Azlan tersenyum tapi malah terkesan mengejek bagiku.

"Menutup aurat itu pilihan buat seorang wanita. Apakah dia ingin menaati perintah agamanya atau dia ingin melanggarnya. Yang menggiring dia sendiri menuju ke neraka.Tapi di balik sebuah keterbatasan yang Allah berikan kepada hamba-Nya, bukan menjadi halangan untuk seorang hamba untuk tidak taat perintah Allah. Melainkan lewat keterbatasanyalah Allah ingin menguji hamba-Nya apakah dia bersyukur terhadap nikmat Allah atau dia menjadi seorang yang kufur nikmat." Ucap dokter Azlan panjang lebar.

Aku hanya diam seribu bahasa. Tidak seperti biasanya aku yang selalu bisa menjawab nasehat dari abang. Kini lidahku benar-benar kelu.

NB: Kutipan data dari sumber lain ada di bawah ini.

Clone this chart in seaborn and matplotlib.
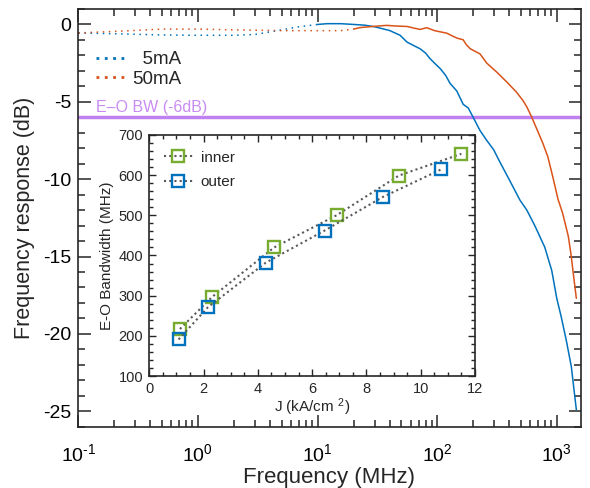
import numpy as np
import pandas as pd
import matplotlib
matplotlib.use('Agg')
import matplotlib.pyplot as plt
from matplotlib.lines import Line2D
from matplotlib.ticker import MultipleLocator, LogLocator, FuncFormatter
import seaborn as sns

# frequency response at 5 mA (MHz, dB)
freq_5ma = [0.1, 0.2, 0.5, 1, 2, 3, 5, 7, 10, 12, 15.6, 20, 25, 30, 40, 49, 56, 65,
            72, 80, 87, 95, 106, 118, 128, 146, 165, 182, 200, 228, 260, 297, 330,
            405, 492, 562, 655, 794, 908, 1000, 1090, 1200, 1323, 1413, 1458]
resp_5ma = [-0.55, -0.6, -0.68, -0.7, -0.7, -0.65, -0.35, -0.15, 0.0, 0.05, 0.05, 0.0,
            -0.05, -0.15, -0.39, -0.7, -1.14, -1.4, -1.57, -1.85, -2.2, -2.5, -2.85,
            -3.3, -3.8, -4.3, -5.16, -5.4, -6.0, -6.85, -7.5, -8.1, -8.8, -10.1, -11.35,
            -12.0, -13.0, -14.4, -15.9, -17.7, -18.9, -20.4, -22.1, -24.0, -24.9]

# frequency response at 50 mA (MHz, dB)
freq_50ma = [0.1, 0.2, 0.5, 1, 2, 5, 10, 15.6, 20, 22.8, 30, 38, 45, 56, 65, 72, 82,
             95, 120, 146, 165, 175, 189, 228, 260, 315, 380, 460, 520, 562, 617, 676,
             767, 843, 930, 1025, 1120, 1250, 1323, 1370, 1458]
resp_50ma = [-0.55, -0.45, -0.3, -0.3, -0.35, -0.4, -0.4, -0.4, -0.3, -0.2, -0.12,
             -0.06, -0.1, -0.13, -0.25, -0.32, -0.21, -0.4, -0.56, -0.88, -0.99, -1.3,
             -1.57, -1.9, -2.5, -3.08, -3.7, -4.37, -4.9, -5.33, -5.98, -6.7, -7.7,
             -8.56, -9.9, -11.3, -12.2, -13.7, -15.0, -16.0, -17.7]

bw_level = -6

# inset: E-O bandwidth vs current density
j_inner = [1.13, 2.32, 4.6, 6.9, 9.2, 11.5]
bw_inner = [217, 297, 420, 500, 599, 653]
j_outer = [1.08, 2.16, 4.29, 6.46, 8.62, 10.75]
bw_outer = [191, 271, 382, 462, 546, 614]

BLUE = '#0072BD'
ORANGE = '#D95319'
GREEN = '#77AC30'
PURPLE = '#C080F0'
INK = '#262626'

sns.set_style('ticks')
plt.rcParams['font.family'] = ['Liberation Sans', 'DejaVu Sans']
plt.rcParams['mathtext.fontset'] = 'custom'
plt.rcParams['mathtext.rm'] = 'Liberation Sans'
plt.rcParams['mathtext.it'] = 'Liberation Sans:italic'
plt.rcParams['axes.unicode_minus'] = False
plt.rcParams['axes.edgecolor'] = INK
plt.rcParams['axes.linewidth'] = 1.2


def decade_label(v, pos):
    # plain hyphen in the exponent, like the original figure
    e = int(round(np.log10(v)))
    return r'$\mathdefault{10^{%s}}$' % str(e).replace('-', r'\text{-}')


fig = plt.figure(figsize=(5.9, 4.88), dpi=100)
ax = fig.add_axes([0.1327, 0.1256, 0.8515, 0.856])

curves = pd.concat([
    pd.DataFrame({'f': freq_5ma, 'dB': resp_5ma, 'curve': '5mA'}),
    pd.DataFrame({'f': freq_50ma, 'dB': resp_50ma, 'curve': '50mA'}),
])

# low-frequency part is sparse (dotted), high-frequency part looks solid
split = {'5mA': 10, '50mA': 20}
colors = {'5mA': BLUE, '50mA': ORANGE}
for name in ['5mA', '50mA']:
    d = curves[curves['curve'] == name]
    lo = d[d['f'] <= split[name]]
    hi = d[d['f'] >= split[name]]
    sns.lineplot(data=lo, x='f', y='dB', ax=ax, color=colors[name], lw=1.1,
                 ls=(0, (1, 3)), estimator=None, sort=False, legend=False)
    sns.lineplot(data=hi, x='f', y='dB', ax=ax, color=colors[name], lw=1.1,
                 estimator=None, sort=False, legend=False)

ax.axhline(bw_level, color=PURPLE, lw=2.5, zorder=1)
ax.text(0.035, bw_level + 0.35, 'E\u2013O BW (-6dB)', color='#C88CF2', fontsize=11.5,
        transform=ax.get_yaxis_transform(), va='baseline', ha='left')

ax.set_xscale('log')
ax.set_xlim(0.1, 1585)
ax.set_ylim(-26, 1)
ax.xaxis.set_major_locator(LogLocator(base=10, numticks=10))
ax.xaxis.set_minor_locator(LogLocator(base=10, subs=np.arange(2, 10), numticks=40))
ax.xaxis.set_major_formatter(FuncFormatter(decade_label))
ax.yaxis.set_major_locator(MultipleLocator(5))
ax.yaxis.set_minor_locator(MultipleLocator(1))
ax.tick_params(which='both', direction='in', top=True, right=True, color=INK, width=1.1)
ax.tick_params(which='major', length=9, labelsize=14, labelcolor='black')
ax.tick_params(which='minor', length=5)
ax.tick_params(axis='x', which='major', pad=12)
ax.tick_params(axis='y', which='major', pad=5)
ax.set_xlabel('Frequency (MHz)', fontsize=16, labelpad=1)
ax.set_ylabel('Frequency response (dB)', fontsize=15.5, labelpad=6)

main_handles = [Line2D([], [], color=BLUE, lw=2, ls=(0, (1, 2))),
                Line2D([], [], color=ORANGE, lw=2, ls=(0, (1, 2)))]
ax.legend(main_handles, ['  5mA', '50mA'], loc='upper left', bbox_to_anchor=(0.035, 0.899),
          frameon=False, fontsize=13.5, handlelength=1.6, handletextpad=0.35,
          labelspacing=0.12, borderpad=0, borderaxespad=0)

# inset
ins = fig.add_axes([0.253, 0.2295, 0.552, 0.494])
ins.set_facecolor('white')
sns.lineplot(x=j_inner, y=bw_inner, ax=ins, color='0.35', lw=1.5, ls=(0, (1, 1.5)),
             marker='s', ms=9, mfc='none', mec=GREEN, mew=1.7, estimator=None,
             sort=False, legend=False)
sns.lineplot(x=j_outer, y=bw_outer, ax=ins, color='0.35', lw=1.5, ls=(0, (1, 1.5)),
             marker='s', ms=9, mfc='none', mec=BLUE, mew=1.7, estimator=None,
             sort=False, legend=False)
ins.set_xlim(0, 12)
ins.set_ylim(100, 700)
ins.xaxis.set_major_locator(MultipleLocator(2))
ins.xaxis.set_minor_locator(MultipleLocator(0.5))
ins.yaxis.set_major_locator(MultipleLocator(100))
ins.yaxis.set_minor_locator(MultipleLocator(20))
ins.tick_params(which='both', direction='in', top=True, right=True, color=INK, width=1.0)
ins.tick_params(which='major', length=5, labelsize=10.5, pad=4.5)
ins.tick_params(which='minor', length=3)
ins.set_xlabel('J (kA/cm $^2$)', fontsize=11, labelpad=0)
ins.set_ylabel('E-O Bandwidth (MHz)', fontsize=11, labelpad=3)

ins_handles = [Line2D([], [], color='0.35', lw=1.5, ls=(0, (1, 1.5)), marker='s', ms=9,
                      mfc='none', mec=c, mew=1.7) for c in (GREEN, BLUE)]
ins.legend(ins_handles, ['inner', 'outer'], loc='upper left', bbox_to_anchor=(0.045, 0.935),
           frameon=False, fontsize=11, handlelength=1.9, handletextpad=0.5,
           labelspacing=0.7, borderpad=0, borderaxespad=0)

fig.savefig('out.png', dpi=100)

"Maaf kalau aku terlalu berlebihan dan sok tahu. Tapi aku ingin memegang janjimu untuk menjadi seorang kakak yang baik untuk mereka bertiga. Bersikap lah seperti biasa saja di hadapan Bila. Jangan lihat kekurangannya tapi lihatlah kelebihannya. Permisi Assalamu'alaikum," ujar dokter Azlan pamit dan berdiri meninggalkanku sendiri.

"Wa'alaikumsalam" Jawabku lirih dan terbata.










*Disabilitas adalah istilah yang meliputi gangguan, keterbatasan aktivitas, dan pembatasan partisipasi. Gangguan adalah sebuah masalah pada fungsi tubuh atau strukturnya; suatu pembatasan kegiatan adalah kesulitan yang dihadapi oleh individu dalam melaksanakan tugas atau tindakan, sedangkan pembatasan partisipasi merupakan masalah yang dialami oleh individu dalam keterlibatan dalam situasi kehidupan. Jadi disabilitas adalah sebuah fenomena kompleks, yang mencerminkan interaksi antara ciri dari tubuh seseorang dan ciri dari masyarakat tempat dia tinggal.

*Tunarungu adalah seseorang yang mengalami kekurangan atau kehilangan kemampuan mendengar baiksebagian atau seluruhnya yag diakibatkan karena tidak berfungsinya sebagian atau seluruh alat pendengaran, sehingga ia tidak dapat menggunakan alat pendengaranya dalam kehidupan sehari-hari yang membawa dampak terhadap kehidupannya secara kompleks.